Previously, I had plans of writing up the recipe for it…but had second thoughts. It’s our Hing Hwa little secret! I can’t expose this little goody recipe just like that. You’ll have to visit a Hing Hwa family (like mine) for Chinese New Year to have a taste of the noodle yourself… maybe marry into the Hing Hwa family (like my aunts), or be born in it in order to be considered eligible to share the recipe with! lol. Anyway, but I felt that there’s absolutely no harm for me to share photos of the ingredients you’ll need to have a complete old-fashion dish of soo meen.


Allow me walk you through it….

First, you’ll need a bowl (of course!) deep enough to store up a big load of good stuff.

Now, scoop a really hefty amount of our special not-easily-available Hing Hwa noodles. A good hefty amount. It’s so tasty, hefty is usually even not enough. Trust me. smile_regular





Then dish out some shredded chicken breast meat – depending how much you love chicken meat. They were cooked just enough so that the meat maintains its softness and still succulent.








Next, mushrooms, specifically, Chinese black mushrooms…sliced into thin pieces, which have been soaked and cooked to its softest. This gives the dish its sweet flavour.






I’m not exactly sure what this ingredient this, but I believe this is a type of oyster. Don’t be frightened by how they look. They ARE oysters – adding the seafood element to the taste and its chewy consistency makes each bite of a different ingredient very special.







Here comes the healthier part of the dish, I suppose.. the vegetable portion. Two kinds are needed. The crunchy Chinese peas…






…and the leafy Choi Sum vegetables. Both not only add the nutritious fibre content, but it brings on colour too, as the other ingredients are within the brown/orange-y hue.







Now, my wonderfully done eggs, sliced into proportionately symmetrical little pieces (by my aunt and cousin), giving the beautiful yellow colour to the big picture. Nobody says no to eggs (except, of course, those who are allergic to them!).

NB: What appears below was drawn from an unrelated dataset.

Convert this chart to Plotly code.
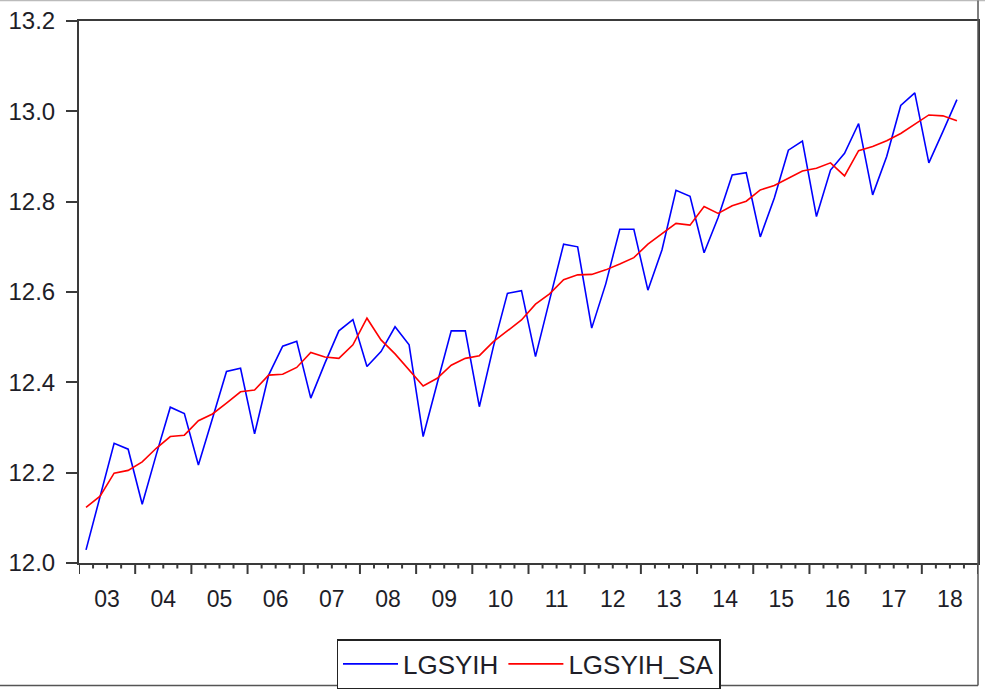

Thereafter…. nuts, fried to a point which emits the most fragrant smell and they most definitely add a lot of crunch to each bite. A very recommended addition to the chunk of ingredients you would have placed into your bowl by now.






This next ingredient really brings forth dimension and it stretches the spectrum of tastes you would have gotten from the various ingredients mentioned above. Apparently, this seaweed can only be bought from China (I didn’t know that!) and really, Soo Meen will not be the same without the seaweed element. Extremely flavourful even though they’re only in really tiny pieces. Its absence will most definitely be felt. A must to top it all up. Just a scoopful is enough to trigger your tastebuds.

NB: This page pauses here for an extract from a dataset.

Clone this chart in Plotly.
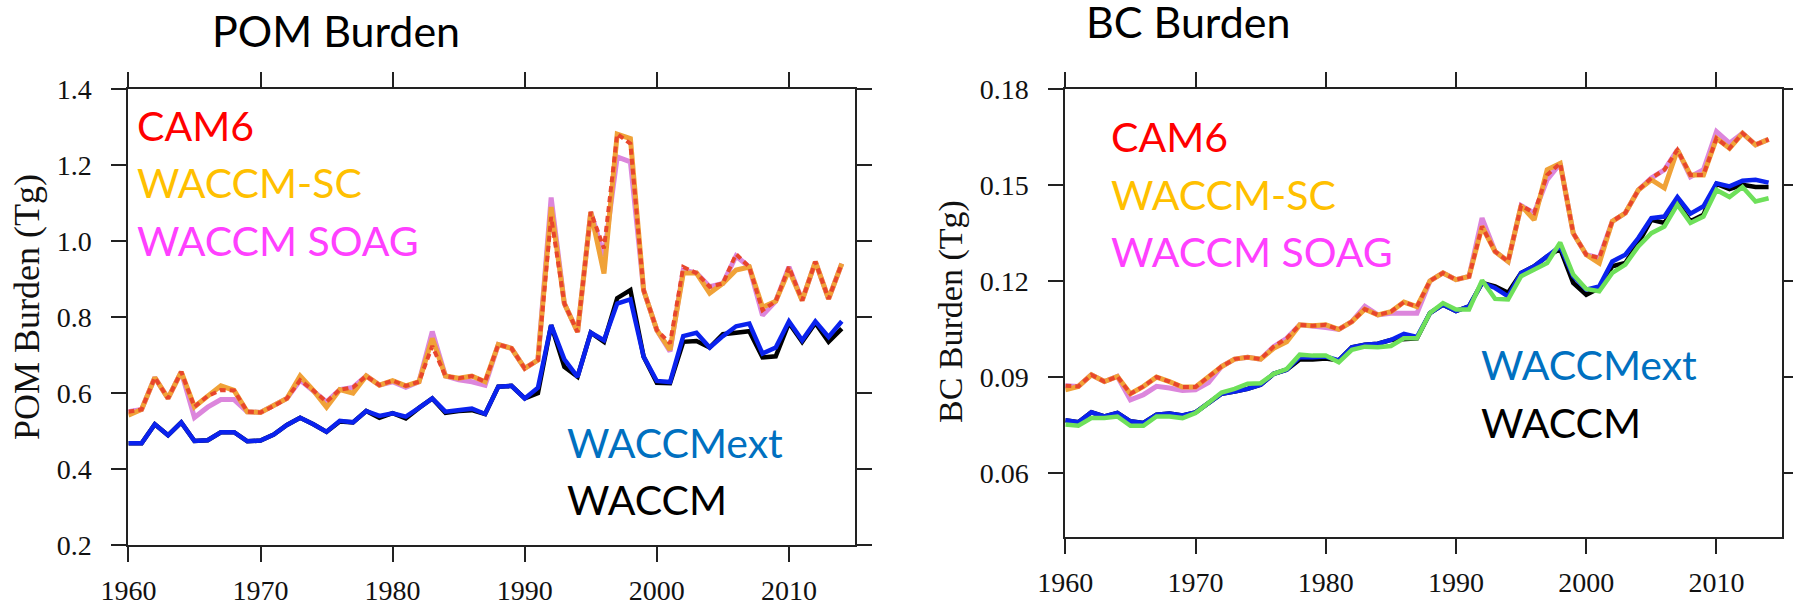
import plotly.graph_objects as go

W, H = 1793, 600
years = list(range(1960, 2015))

# ---------------- POM burden (Tg) ----------------
pom_cam6 = [0.551, 0.557, 0.641, 0.586, 0.656, 0.564, 0.592, 0.608, 0.607, 0.551,
            0.549, 0.566, 0.586, 0.634, 0.607, 0.577, 0.609, 0.615, 0.645, 0.621,
            0.633, 0.619, 0.630, 0.724, 0.645, 0.639, 0.645, 0.630, 0.728, 0.718,
            0.665, 0.687, 1.064, 0.836, 0.761, 1.077, 0.981, 1.282, 1.257, 0.871,
            0.766, 0.731, 0.932, 0.916, 0.880, 0.889, 0.966, 0.932, 0.818, 0.842,
            0.932, 0.844, 0.946, 0.848, 0.941]
pom_sc = [0.542, 0.557, 0.641, 0.586, 0.656, 0.564, 0.592, 0.619, 0.607, 0.551,
          0.549, 0.566, 0.586, 0.645, 0.607, 0.563, 0.609, 0.600, 0.645, 0.621,
          0.633, 0.619, 0.630, 0.744, 0.645, 0.639, 0.645, 0.630, 0.728, 0.718,
          0.665, 0.687, 1.090, 0.836, 0.761, 1.077, 0.915, 1.282, 1.270, 0.871,
          0.766, 0.714, 0.916, 0.916, 0.863, 0.889, 0.924, 0.932, 0.826, 0.842,
          0.924, 0.844, 0.946, 0.848, 0.941]
pom_soag = [0.551, 0.557, 0.641, 0.586, 0.656, 0.536, 0.563, 0.583, 0.583, 0.551,
            0.549, 0.566, 0.586, 0.634, 0.607, 0.577, 0.609, 0.615, 0.645, 0.621,
            0.630, 0.615, 0.630, 0.762, 0.645, 0.635, 0.630, 0.621, 0.728, 0.718,
            0.665, 0.687, 1.115, 0.836, 0.761, 1.077, 0.961, 1.222, 1.209, 0.871,
            0.766, 0.710, 0.924, 0.916, 0.880, 0.889, 0.961, 0.932, 0.805, 0.842,
            0.932, 0.844, 0.946, 0.848, 0.941]
pom_ext = [0.468, 0.468, 0.518, 0.489, 0.523, 0.474, 0.476, 0.497, 0.497, 0.473,
           0.475, 0.491, 0.516, 0.535, 0.518, 0.498, 0.527, 0.523, 0.553, 0.540,
           0.547, 0.538, 0.561, 0.586, 0.551, 0.555, 0.559, 0.545, 0.617, 0.619,
           0.586, 0.614, 0.779, 0.689, 0.643, 0.759, 0.739, 0.836, 0.847, 0.696,
           0.632, 0.629, 0.750, 0.759, 0.720, 0.750, 0.776, 0.783, 0.704, 0.720,
           0.789, 0.739, 0.789, 0.748, 0.789]
pom_waccm = [0.468, 0.468, 0.518, 0.489, 0.523, 0.474, 0.476, 0.497, 0.497, 0.473,
             0.475, 0.491, 0.516, 0.535, 0.518, 0.498, 0.525, 0.523, 0.553, 0.535,
             0.547, 0.533, 0.561, 0.586, 0.548, 0.553, 0.555, 0.545, 0.617, 0.619,
             0.586, 0.600, 0.779, 0.669, 0.643, 0.759, 0.735, 0.850, 0.871, 0.696,
             0.627, 0.626, 0.735, 0.737, 0.720, 0.755, 0.759, 0.763, 0.694, 0.697,
             0.785, 0.735, 0.785, 0.735, 0.770]

# ---------------- BC burden (Tg) ----------------
bc_cam6 = [0.0873, 0.0871, 0.0907, 0.0886, 0.0902, 0.0848, 0.0871, 0.0900, 0.0886, 0.0869,
           0.0869, 0.0902, 0.0933, 0.0956, 0.0962, 0.0956, 0.0995, 0.1021, 0.1063, 0.1060,
           0.1063, 0.1049, 0.1073, 0.1112, 0.1094, 0.1104, 0.1134, 0.1120, 0.1200, 0.1225,
           0.1204, 0.1214, 0.1370, 0.1292, 0.1261, 0.1435, 0.1412, 0.1531, 0.1567, 0.1349,
           0.1282, 0.1272, 0.1386, 0.1412, 0.1484, 0.1521, 0.1547, 0.1609, 0.1531, 0.1531,
           0.1645, 0.1614, 0.1661, 0.1625, 0.1642]
bc_sc = [0.0860, 0.0871, 0.0907, 0.0886, 0.0902, 0.0848, 0.0871, 0.0900, 0.0886, 0.0869,
         0.0869, 0.0902, 0.0933, 0.0956, 0.0962, 0.0956, 0.0990, 0.1010, 0.1063, 0.1060,
         0.1063, 0.1049, 0.1073, 0.1112, 0.1094, 0.1104, 0.1134, 0.1120, 0.1200, 0.1225,
         0.1204, 0.1214, 0.1370, 0.1292, 0.1261, 0.1435, 0.1391, 0.1547, 0.1567, 0.1349,
         0.1282, 0.1256, 0.1386, 0.1412, 0.1484, 0.1516, 0.1490, 0.1609, 0.1531, 0.1531,
         0.1645, 0.1614, 0.1661, 0.1625, 0.1642]
bc_soag = [0.0873, 0.0871, 0.0907, 0.0886, 0.0902, 0.0829, 0.0845, 0.0871, 0.0866, 0.0858,
           0.0860, 0.0883, 0.0933, 0.0956, 0.0962, 0.0956, 0.0995, 0.1021, 0.1063, 0.1060,
           0.1055, 0.1049, 0.1073, 0.1121, 0.1094, 0.1099, 0.1099, 0.1099, 0.1200, 0.1225,
           0.1204, 0.1214, 0.1396, 0.1292, 0.1261, 0.1435, 0.1412, 0.1516, 0.1567, 0.1349,
           0.1282, 0.1272, 0.1386, 0.1412, 0.1484, 0.1521, 0.1547, 0.1609, 0.1525, 0.1547,
           0.1666, 0.1630, 0.1661, 0.1625, 0.1642]
bc_ext = [0.0765, 0.0759, 0.0790, 0.0777, 0.0788, 0.0762, 0.0757, 0.0783, 0.0786, 0.0780,
          0.0790, 0.0819, 0.0848, 0.0855, 0.0863, 0.0876, 0.0910, 0.0923, 0.0962, 0.0962,
          0.0964, 0.0952, 0.0993, 0.1001, 0.1004, 0.1016, 0.1035, 0.1025, 0.1100, 0.1126,
          0.1106, 0.1121, 0.1194, 0.1178, 0.1152, 0.1225, 0.1246, 0.1277, 0.1308, 0.1215,
          0.1173, 0.1183, 0.1261, 0.1282, 0.1334, 0.1396, 0.1401, 0.1462, 0.1410, 0.1433,
          0.1505, 0.1495, 0.1513, 0.1516, 0.1507]
bc_waccm = [0.0765, 0.0759, 0.0790, 0.0777, 0.0788, 0.0762, 0.0757, 0.0783, 0.0786, 0.0780,
            0.0790, 0.0819, 0.0848, 0.0855, 0.0863, 0.0876, 0.0910, 0.0923, 0.0955, 0.0955,
            0.0958, 0.0952, 0.0993, 0.1001, 0.1004, 0.1016, 0.1020, 0.1021, 0.1100, 0.1126,
            0.1106, 0.1121, 0.1194, 0.1183, 0.1163, 0.1225, 0.1246, 0.1277, 0.1300, 0.1194,
            0.1157, 0.1178, 0.1246, 0.1256, 0.1318, 0.1391, 0.1381, 0.1443, 0.1386, 0.1407,
            0.1503, 0.1487, 0.1500, 0.1493, 0.1493]
bc_green = [0.0752, 0.0748, 0.0772, 0.0772, 0.0777, 0.0748, 0.0748, 0.0777, 0.0777, 0.0772,
            0.0788, 0.0819, 0.0852, 0.0863, 0.0879, 0.0881, 0.0910, 0.0925, 0.0970, 0.0967,
            0.0967, 0.0946, 0.0985, 0.0995, 0.0993, 0.0997, 0.1021, 0.1021, 0.1100, 0.1131,
            0.1111, 0.1111, 0.1202, 0.1144, 0.1142, 0.1215, 0.1235, 0.1256, 0.1320, 0.1220,
            0.1175, 0.1168, 0.1225, 0.1251, 0.1308, 0.1349, 0.1370, 0.1438, 0.1381, 0.1401,
            0.1484, 0.1462, 0.1493, 0.1448, 0.1458]

pom_ticks = [0.2, 0.4, 0.6, 0.8, 1.0, 1.2, 1.4]
pom_ticklabels = ["0.2", "0.4", "0.6", "0.8", "1.0", "1.2", "1.4"]
bc_ticks = [0.06, 0.09, 0.12, 0.15, 0.18]
bc_ticklabels = ["0.06", "0.09", "0.12", "0.15", "0.18"]
year_ticks = [1960, 1970, 1980, 1990, 2000, 2010]

C_RED = "#E8462C"
C_ORANGE = "#F0A238"
C_VIOLET = "#DC86DC"
C_BLUE = "#0A22EE"
C_BLACK = "#000000"
C_GREEN = "#6EE05A"

fig = go.Figure()

def add(x, y, color, width, xa, ya, dash=None):
    fig.add_trace(go.Scatter(x=x, y=y, mode="lines", xaxis=xa, yaxis=ya,
                             line=dict(color=color, width=width, dash=dash),
                             showlegend=False, hoverinfo="skip"))

# POM panel
add(years, pom_waccm, C_BLACK, 4.5, "x", "y")
add(years, pom_ext, C_BLUE, 4.5, "x", "y")
add(years, pom_soag, C_VIOLET, 5, "x", "y")
add(years, pom_sc, C_ORANGE, 5, "x", "y")
add(years, pom_cam6, C_RED, 4, "x", "y", dash="6px,4px")
# BC panel
add(years, bc_waccm, C_BLACK, 4.5, "x2", "y2")
add(years, bc_ext, C_BLUE, 4.5, "x2", "y2")
add(years, bc_green, C_GREEN, 4.5, "x2", "y2")
add(years, bc_soag, C_VIOLET, 5, "x2", "y2")
add(years, bc_sc, C_ORANGE, 5, "x2", "y2")
add(years, bc_cam6, C_RED, 4, "x2", "y2", dash="6px,4px")

axis_common = dict(showline=True, linecolor="#222", linewidth=2, mirror="allticks",
                   ticks="outside", ticklen=15, tickwidth=2, tickcolor="#222",
                   showgrid=False, zeroline=False, automargin=False,
                   tickfont=dict(family="Liberation Serif", size=28, color="#111"))

fig.update_layout(
    width=W, height=H,
    margin=dict(l=0, r=0, t=0, b=0, autoexpand=False),
    paper_bgcolor="white", plot_bgcolor="white",
    xaxis=dict(domain=[128.4 / W, 855 / W], range=[1960, 2015], anchor="y",
               tickvals=year_ticks, ticklabelstandoff=4, **axis_common),
    yaxis=dict(domain=[1 - 545 / H, 1 - 89.3 / H], range=[0.2, 1.4], anchor="x",
               tickvals=pom_ticks, ticktext=pom_ticklabels, ticklabelstandoff=14,
               **axis_common),
    xaxis2=dict(domain=[1065.3 / W, 1781.6 / W], range=[1960, 2015], anchor="y2",
                tickvals=year_ticks, ticklabelstandoff=4, **axis_common),
    yaxis2=dict(domain=[1 - 537.3 / H, 1 - 88.7 / H], range=[0.04, 0.18], anchor="x2",
                tickvals=bc_ticks, ticktext=bc_ticklabels, ticklabelstandoff=14,
                **axis_common),
)

SANS = "Lato"
def txt(s, px, py, color, size=41, family=SANS, xanchor="left", angle=0):
    fig.add_annotation(text=s, x=px / W, y=1 - py / H, xref="paper", yref="paper",
                       xanchor=xanchor, yanchor="middle", showarrow=False,
                       textangle=angle, font=dict(family=family, size=size, color=color))

# titles
txt("POM Burden", 335.5, 31, "#000", size=43, xanchor="center")
txt("BC Burden", 1187.5, 22, "#000", size=43, xanchor="center")
# y-axis titles
txt("POM Burden (Tg)", 27, 307, "#111", size=36, family="Liberation Serif",
    xanchor="center", angle=-90)
txt("BC Burden (Tg)", 951, 312, "#111", size=34, family="Liberation Serif",
    xanchor="center", angle=-90)
# in-plot labels, POM
txt("CAM6", 135, 126, "#FF0000")
txt("WACCM-SC", 135, 183, "#FFC000")
txt("WACCM SOAG", 135, 241, "#FF40FF")
txt("WACCMext", 565, 442, "#0070C0")
txt("WACCM", 565, 499, "#000000")
# in-plot labels, BC
txt("CAM6", 1109, 137, "#FF0000")
txt("WACCM-SC", 1109, 195, "#FFC000")
txt("WACCM SOAG", 1109, 251, "#FF40FF")
txt("WACCMext", 1479, 364, "#0070C0")
txt("WACCM", 1479, 422, "#000000")

# the page's default 8px body margin would shift the 1793x600 figure; remove it
fig.write_html("out.html", config={"displayModeBar": False},
               post_script="document.body.style.margin='0';")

I would consider these more for decorative purposes rather than for flavour, that’s because they’re almost tasteless to me….but not for some others, I know. Some people just can’t take spring onions at all. Just sprinkle bits of cut up spring onions and coriander on top of your already mountainous bowl of goodies.



Here’s how your product should look like.  Yup, it’s pretty similar to the picture I’ve post up before, but here’s my sister’s version of how she’d arrange her ingredients in the bowl. The thingys are placed and stacked to give a neat and appetizing presentation for the receiver- my sister’s friend.

(I got my sister to set up a bowl and take a picture of it while I was occupied being the temporary maid-who-does-the-dishes-so-that-new-guests-will-have-clean-bowls-to-eat-with. Btw, it was a great job. I felt important…seriously)

As you can see, the yummy noodles are really, literally buried within treasures. Everything loaded together gives an extremely scrumptious summed up taste in every nibble and chew, made out of the best of every single ingredient – so precious that the incredible experience may only be savoured once every year.

And there you have it… our very own soo mean from the Hing Hwa family.